A non-Maria post for a change...
There are many nights I stay awake, thinking about climbing
again. I often think about how I would climb a crack with one leg, jumar up a
rope with my left leg dangling out, perhaps inelegantly hobbling up a 5.6. Sometimes I get really fired up, but
a lot of the time I think about how I would inevitably compare myself to my
climbing-self before my accident, and then fall into sadness. I am soooo far
from being in shape, let alone climbing shape that I need to work off all those
tortillas and other foods I consumed in excess here, first. My body’s
metabolism is so messed up, which makes losing weight difficult for me. I think
because I lost so much weight after my surgeries and during my recuperation, my
body isn’t willing to lose all those extra pounds that it regained, fearing
another famine. Or maybe I’m just completely kidding myself. With the exception
of my really tight, toe-curling climbing shoes and a backpack, I haven’t sold
any of my climbing gear. I imagine placing a cam (a nice BD #2) securely in a
crack, clipping the rope in for the first time, and imagine how I might feel.
Triumphant? Sad? Will I be able to enjoy just being outside again? Or will I be
too mired in my past and current physical state to enjoy the experience? I’m
not sure if I am ready to find out. Being in Boston might also provide a
disincentive to climb on New England rock in New England weather.

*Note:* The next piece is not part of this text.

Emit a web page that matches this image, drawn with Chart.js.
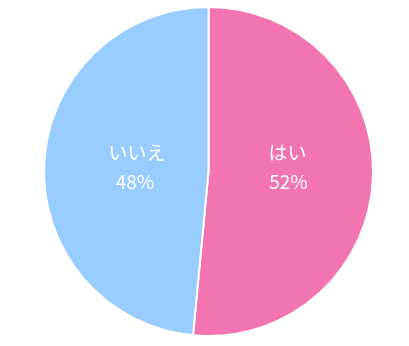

I also think about the ethics of introducing my children,
should I have any, to climbing. Part of me can’t imagine anything more fun and
rewarding than sharing with your child a sport that can give you such a
richness of experience. Another part of me wonders, given the risks and what
happened to me, is it ethical for me to get my kids into climbing? I often
imagine having a bad-ass little girl who will compete in the X-Games, but
again, would I be a responsible parent for encouraging her to do so?